Amigos de Marina Ovsyannikova revelaram durante a noite de segunda-feira, segundo a CNN, que a manifestante foi levada para o Departamento de Polícia de Ostankino, em Moscovo. A agência de notícias estatal russa Tass confirmou a informação e acrescentou que a funcionária do canal televisivo corria o risco de ser processada.

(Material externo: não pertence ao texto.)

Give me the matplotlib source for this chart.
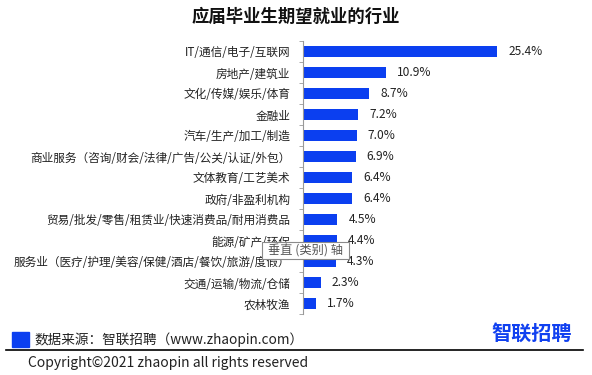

OVD-Info, um grupo ativista pelos direitos humanos, também obteve um vídeo gravado por Marina Ovsyannikova antes de interromper o noticiário.
Os motivos de Marina
"O que está a acontecer agora na Ucrânia é um crime, e a Rússia é o país agressor. A responsabilidade por essa agressão pesa na consciência de apenas uma pessoa. Essa pessoa é Vladimir Putin." No vídeo, Marina Ovsyannikova também revela que é filha de pai ucraniano e mãe russa. “Infelizmente, nos últimos anos, tenho trabalhado no Channel One, que divulga a propaganda do Kremlin, e agora tenho muita vergonha disso”, admite a manifestante. "É uma pena que eu tenha permitido que se dissessem mentiras na televisão. Tenho vergonha de termos ficado em silêncio em 2014, quando tudo isto começava", prossegue. "Nós não fomos aos protestos quando o Kremlin envenenou Navalny, apenas assistimos em silêncio aos atos deste regime desumano, e agora o mundo voltou-nos as costas para sempre, e as próximas dez gerações dos nossos descendentes não serão capazes de apagar a vergonha desta guerra entre irmãos."
Contra o medo, Marina Ovsyannikova também argumentou, desconhecendo ainda - mas podendo adivinhar - que seria detida: "Somos russos, seres pensantes e inteligentes, e está nas nossas mãos acabar com toda esta loucura. Vão às manifestações e não tenham medo! Eles não podem prender-nos a todos!"
Milhares de russos já foram detidos por se manifestarem, nas ruas de várias cidades do país, contra a ação militar iniciada pela Rússia.